--- Start Source material ---
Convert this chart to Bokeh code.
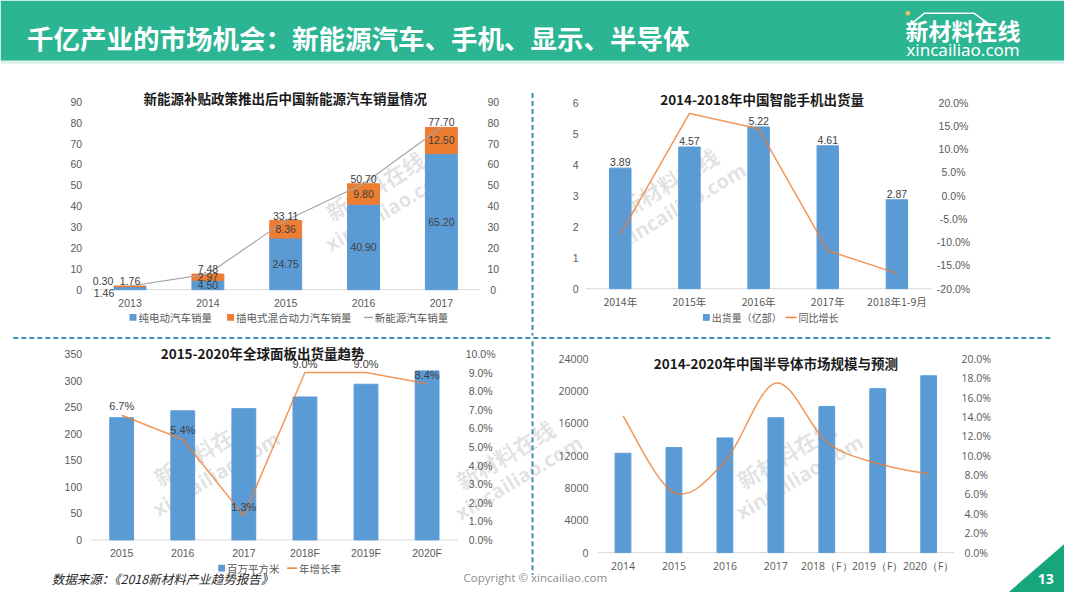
import numpy as np
from bokeh.plotting import figure
from bokeh.models import Range1d
from bokeh.embed import file_html
from bokeh.resources import INLINE
from bokeh.core.properties import value

# ---------------- data ----------------
ev_years = ["2013", "2014", "2015", "2016", "2017"]
ev_bev = [1.46, 4.50, 24.75, 40.90, 65.20]
ev_phev = [0.30, 2.97, 8.36, 9.80, 12.50]
ev_total = [1.76, 7.48, 33.11, 50.70, 77.70]
ev_ticks = [0, 10, 20, 30, 40, 50, 60, 70, 80, 90]

phone_cats = ["2014年", "2015年", "2016年", "2017年", "2018年1-9月"]
phone_ship = [3.89, 4.57, 5.22, 4.61, 2.87]
phone_growth = [-0.083, 0.177, 0.144, -0.118, -0.167]
phone_ticks = [0, 1, 2, 3, 4, 5, 6]
phone_rticks = [-0.20, -0.15, -0.10, -0.05, 0.0, 0.05, 0.10, 0.15, 0.20]

panel_cats = ["2015", "2016", "2017", "2018F", "2019F", "2020F"]
panel_area = [230, 243, 247, 269, 293, 318]
panel_growth = [0.067, 0.054, 0.013, 0.090, 0.090, 0.084]
panel_ticks = [0, 50, 100, 150, 200, 250, 300, 350]
panel_rticks = [0.0, 0.01, 0.02, 0.03, 0.04, 0.05, 0.06, 0.07, 0.08, 0.09, 0.10]

semi_cats = ["2014", "2015", "2016", "2017", "2018（F）", "2019（F）", "2020（F）"]
semi_size = [12300, 13000, 14200, 16700, 18100, 20300, 21900]
semi_growth = [0.141, 0.062, 0.094, 0.175, 0.114, 0.092, 0.081]
semi_ticks = [0, 4000, 8000, 12000, 16000, 20000, 24000]
semi_rticks = [0.0, 0.02, 0.04, 0.06, 0.08, 0.10, 0.12, 0.14, 0.16, 0.18, 0.20]

# ---------------- style ----------------
BLUE = "#5b9bd5"
ORANGE = "#ed7d31"
GRAYLINE = "#a5a5a5"
TICK = "#595959"
LBL = "#404040"
TEAL = "#2bb593"
DIV = "#3f8fb2"
GREEN = "#17a57b"
LATIN = "Liberation Sans"
SANS = "Open Sans"
CJK = "Noto Sans CJK SC"

# slide canvas: page coordinates of the 1080x608 slide, drawn at 1064x592
RW, RH = 1080, 608
p = figure(width=1064, height=592, output_backend="svg", toolbar_location=None,
           x_range=Range1d(0, RW), y_range=Range1d(RH, 0), min_border=0,
           x_axis_location=None, y_axis_location=None)
p.outline_line_color = None
p.grid.visible = False
p.background_fill_color = "white"
p.border_fill_color = "white"

# plot areas of the four charts on the slide (left, right, top, bottom)
AREAS = {"c1": (92, 487, 104, 297), "c2": (594, 945, 105, 296),
         "c3": (92, 464, 363, 554), "c4": (606, 968, 368, 567)}
xr, yr = {}, {}


def scales(key, n, y0, y1, r0=None, r1=None):
    L, R, T, B = AREAS[key]
    kx = n / (R - L)
    xr[key] = Range1d(-0.5 - L * kx, -0.5 + (RW - L) * kx)
    ky = (y1 - y0) / (B - T)
    yr[key] = Range1d(y0 - (RH - B) * ky, y1 + T * ky)
    if r0 is not None:
        kr = (r1 - r0) / (B - T)
        yr[key + "r"] = Range1d(r0 - (RH - B) * kr, r1 + T * kr)


scales("c1", len(ev_years), 0, 90)
scales("c2", len(phone_cats), 0, 6, -0.2, 0.2)
scales("c3", len(panel_cats), 0, 350, 0.0, 0.10)
scales("c4", len(semi_cats), 0, 24000, 0.0, 0.20)
p.extra_x_ranges = xr
p.extra_y_ranges = yr


def txt(x, y, t, xn="default", yn="default", size="10.5px", font=LATIN, color=TICK,
        align="center", baseline="middle", dx=0, dy=0, style="normal", angle=0.0, alpha=1.0):
    p.text(x=list(x), y=list(y), text=list(t), x_range_name=xn, y_range_name=yn,
           text_font=value(font), text_font_size=value(size), text_color=color,
           text_align=align, text_baseline=baseline, x_offset=dx, y_offset=dy,
           text_font_style=style, angle=angle, text_alpha=alpha)


def axes(key, cats, ticks, rticks, xfont, yfont, lft, rgt, xdy, size="10.5px"):
    n = len(cats)
    txt(range(n), [0] * n, cats, key, key, size=size, font=xfont, dy=xdy)
    txt([-0.5] * len(ticks), ticks, [f"{t:g}" for t in ticks], key, key, size=size,
        font=yfont, align="right", dx=-lft)
    rk = key + "r" if key + "r" in yr else key
    rl = [f"{t * 100:.1f}%" for t in rticks] if rk != key else [f"{t:g}" for t in rticks]
    txt([n - 0.5] * len(rticks), rticks, rl, key, rk, size=size, font=yfont,
        align="center", dx=rgt)
    p.segment(x0=[-0.5], y0=[0], x1=[n - 0.5], y1=[0], x_range_name=key, y_range_name=key,
              line_color="#d9d9d9", line_width=1)


def title(x, y, t):
    txt([x], [y], [t], size="13.5px", font=CJK, color="#1a1a1a", style="bold")


def legend_box(x, y, color, label, size="10.5px"):
    p.quad(left=[x], right=[x + 7], top=[y - 3.5], bottom=[y + 3.5], fill_color=color,
           line_color=None)
    txt([x + 9], [y], [label], size=size, font=CJK, align="left")


def legend_line(x, y, color, label, w=11, size="10.5px"):
    p.segment(x0=[x], y0=[y], x1=[x + w], y1=[y], line_color=color, line_width=1.5)
    txt([x + w + 2], [y], [label], size=size, font=CJK, align="left")


def watermark(x, y, a=0.54):
    txt([x], [y], ["新材料在线"], size="22px", font=CJK, color="#9a9a9a", style="bold",
        angle=a, alpha=0.28)
    txt([x + 14], [y + 24], ["xincailiao.com"], size="20px", font=SANS, color="#9a9a9a",
        style="bold", angle=a, alpha=0.28)


# ---------------- header ----------------
p.quad(left=[0], right=[RW], top=[0], bottom=[62], fill_color=TEAL, line_color=None)
p.quad(left=[0], right=[RW], top=[62], bottom=[65], fill_color="#dcf1ea", line_color=None)
txt([27], [38], ["千亿产业的市场机会：新能源汽车、手机、显示、半导体"], size="26.5px", font=CJK,
    color="white", style="bold", align="left")
p.line(x=[922, 938, 988, 1003], y=[26, 13, 13, 24], line_color="white", line_width=1.5)
p.scatter(x=[921], y=[13], size=4, color="#e8c25a")
txt([977], [30], ["新材料在线"], size="23px", font=CJK, color="white", style="bold")
txt([977], [50], ["xincailiao.com"], size="17px", font="Noto Sans", color="white")

# ---------------- watermarks ----------------
for wx, wy in [(380, 190), (678, 186), (205, 462), (512, 466), (797, 465)]:
    watermark(wx, wy)

# ---------------- chart 1 ----------------
n1 = len(ev_years)
x1 = np.arange(n1)
bev = np.array(ev_bev)
phev = np.array(ev_phev)
tot = np.array(ev_total)
axes("c1", ev_years, ev_ticks, ev_ticks, LATIN, LATIN, 9, 13, 13)
p.vbar(x=x1, top=bev, width=0.41, color=BLUE, x_range_name="c1", y_range_name="c1")
p.vbar(x=x1, bottom=bev, top=bev + phev, width=0.41, color=ORANGE,
       x_range_name="c1", y_range_name="c1")
p.line(x=x1, y=tot, color=GRAYLINE, line_width=1.2, x_range_name="c1", y_range_name="c1")
txt(x1[1:], bev[1:] / 2, [f"{v:.2f}" for v in bev[1:]], "c1", "c1", color=LBL)
txt(x1[1:], bev[1:] + phev[1:] / 2, [f"{v:.2f}" for v in phev[1:]], "c1", "c1", color=LBL)
txt(x1, tot, [f"{v:.2f}" for v in tot], "c1", "c1", color=LBL, baseline="bottom", dy=-1)
txt(x1[:1], tot[:1], [f"{phev[0]:.2f}"], "c1", "c1", color=LBL, baseline="bottom", dy=-1, dx=-27)
txt(x1[:1], [0], [f"{bev[0]:.2f}"], "c1", "c1", color=LBL, dy=3, dx=-26)
title(289, 100, "新能源补贴政策推出后中国新能源汽车销量情况")
legend_box(131, 325.5, BLUE, "纯电动汽车销量")
legend_box(230, 325.5, ORANGE, "插电式混合动力汽车销量")
legend_line(369, 325.5, GRAYLINE, "新能源汽车销量", w=9)

# ---------------- chart 2 ----------------
n2 = len(phone_cats)
x2 = np.arange(n2)
axes("c2", phone_cats, phone_ticks, phone_rticks, CJK, LATIN, 7, 22, 13)
p.vbar(x=x2, top=phone_ship, width=0.31, color=BLUE, x_range_name="c2", y_range_name="c2")
p.line(x=x2, y=phone_growth, color=ORANGE, line_width=1.5, line_alpha=0.8,
       x_range_name="c2", y_range_name="c2r")
txt(x2, phone_ship, [f"{v:.2f}" for v in phone_ship], "c2", "c2", color=LBL,
    baseline="bottom", dy=-2)
title(773, 101, "2014-2018年中国智能手机出货量")
legend_box(713, 325.5, BLUE, "出货量（亿部）", size="10px")
legend_line(797, 325.5, ORANGE, "同比增长", size="10px")

# ---------------- chart 3 ----------------
n3 = len(panel_cats)
x3 = np.arange(n3)
axes("c3", panel_cats, panel_ticks, panel_rticks, LATIN, LATIN, 9, 23, 13)
p.vbar(x=x3, top=panel_area, width=0.39, color=BLUE, x_range_name="c3", y_range_name="c3")
p.line(x=x3, y=panel_growth, color=ORANGE, line_width=1.5, line_alpha=0.8,
       x_range_name="c3", y_range_name="c3r")
txt(x3, panel_growth, [f"{v * 100:.1f}%" for v in panel_growth], "c3", "c3r", color=LBL,
    size="11px", baseline="bottom", dy=-3)
title(266, 362, "2015-2020年全球面板出货量趋势")
legend_box(221, 583, BLUE, "百万平方米", size="10.5px")
legend_line(291, 583, ORANGE, "年增长率", w=10)

# ---------------- chart 4 ----------------
n4 = len(semi_cats)
x4 = np.arange(n4, dtype=float)
axes("c4", semi_cats, semi_ticks, semi_rticks, SANS, SANS, 9, 22, 13)
p.vbar(x=x4, top=semi_size, width=0.31, color=BLUE, x_range_name="c4", y_range_name="c4")
g = np.array(semi_growth)
gp = np.concatenate([[g[0]], g])
gn = np.concatenate([g, [g[-1]]])
xp = np.concatenate([[x4[0]], x4])
xn = np.concatenate([x4, [x4[-1]]])
i = np.arange(n4 - 1)
p.bezier(x0=x4[i], y0=g[i], x1=x4[i + 1], y1=g[i + 1],
         cx0=x4[i] + (x4[i + 1] - xp[i]) / 6, cy0=g[i] + (g[i + 1] - gp[i]) / 6,
         cx1=x4[i + 1] - (xn[i + 2] - x4[i]) / 6, cy1=g[i + 1] - (gn[i + 2] - g[i]) / 6,
         x_range_name="c4", y_range_name="c4r", line_color=ORANGE, line_width=1.5,
         line_alpha=0.8)
title(787, 372, "2014-2020年中国半导体市场规模与预测")

# ---------------- dividers ----------------
p.segment(x0=[540, 540], y0=[95, 350], x1=[540, 540], y1=[344, 590], line_color=DIV,
          line_width=2, line_dash="5 3")
p.segment(x0=[13], y0=[346.5], x1=[1066], y1=[346.5], line_color=DIV, line_width=2,
          line_dash="5 3")

# ---------------- footer ----------------
txt([52], [594], ["数据来源：《2018新材料产业趋势报告》"], size="12.5px", font=CJK,
    color="#262626", style="italic", align="left")
txt([470], [593], ["Copyright © xincailiao.com"], size="11.5px", font=SANS,
    color="#8c8c8c", align="left")
p.patch(x=[1023, 1080, 1080], y=[608, 558, 608], fill_color=GREEN, line_color=None)
txt([1061], [594], ["13"], size="14px", font=SANS, color="white", style="bold")

open("out.html", "w").write(file_html(p, INLINE))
--- End Source material ---
* [Stated task]
Copy nothing but the lines from the top of the material through the line holding "0.08, 0.09, 0.10]", exactly as written; omit pictures.

* [Written answer]
Convert this chart to Bokeh code.
import numpy as np
from bokeh.plotting import figure
from bokeh.models import Range1d
from bokeh.embed import file_html
from bokeh.resources import INLINE
from bokeh.core.properties import value

# ---------------- data ----------------
ev_years = ["2013", "2014", "2015", "2016", "2017"]
ev_bev = [1.46, 4.50, 24.75, 40.90, 65.20]
ev_phev = [0.30, 2.97, 8.36, 9.80, 12.50]
ev_total = [1.76, 7.48, 33.11, 50.70, 77.70]
ev_ticks = [0, 10, 20, 30, 40, 50, 60, 70, 80, 90]

phone_cats = ["2014年", "2015年", "2016年", "2017年", "2018年1-9月"]
phone_ship = [3.89, 4.57, 5.22, 4.61, 2.87]
phone_growth = [-0.083, 0.177, 0.144, -0.118, -0.167]
phone_ticks = [0, 1, 2, 3, 4, 5, 6]
phone_rticks = [-0.20, -0.15, -0.10, -0.05, 0.0, 0.05, 0.10, 0.15, 0.20]

panel_cats = ["2015", "2016", "2017", "2018F", "2019F", "2020F"]
panel_area = [230, 243, 247, 269, 293, 318]
panel_growth = [0.067, 0.054, 0.013, 0.090, 0.090, 0.084]
panel_ticks = [0, 50, 100, 150, 200, 250, 300, 350]
panel_rticks = [0.0, 0.01, 0.02, 0.03, 0.04, 0.05, 0.06, 0.07, 0.08, 0.09, 0.10]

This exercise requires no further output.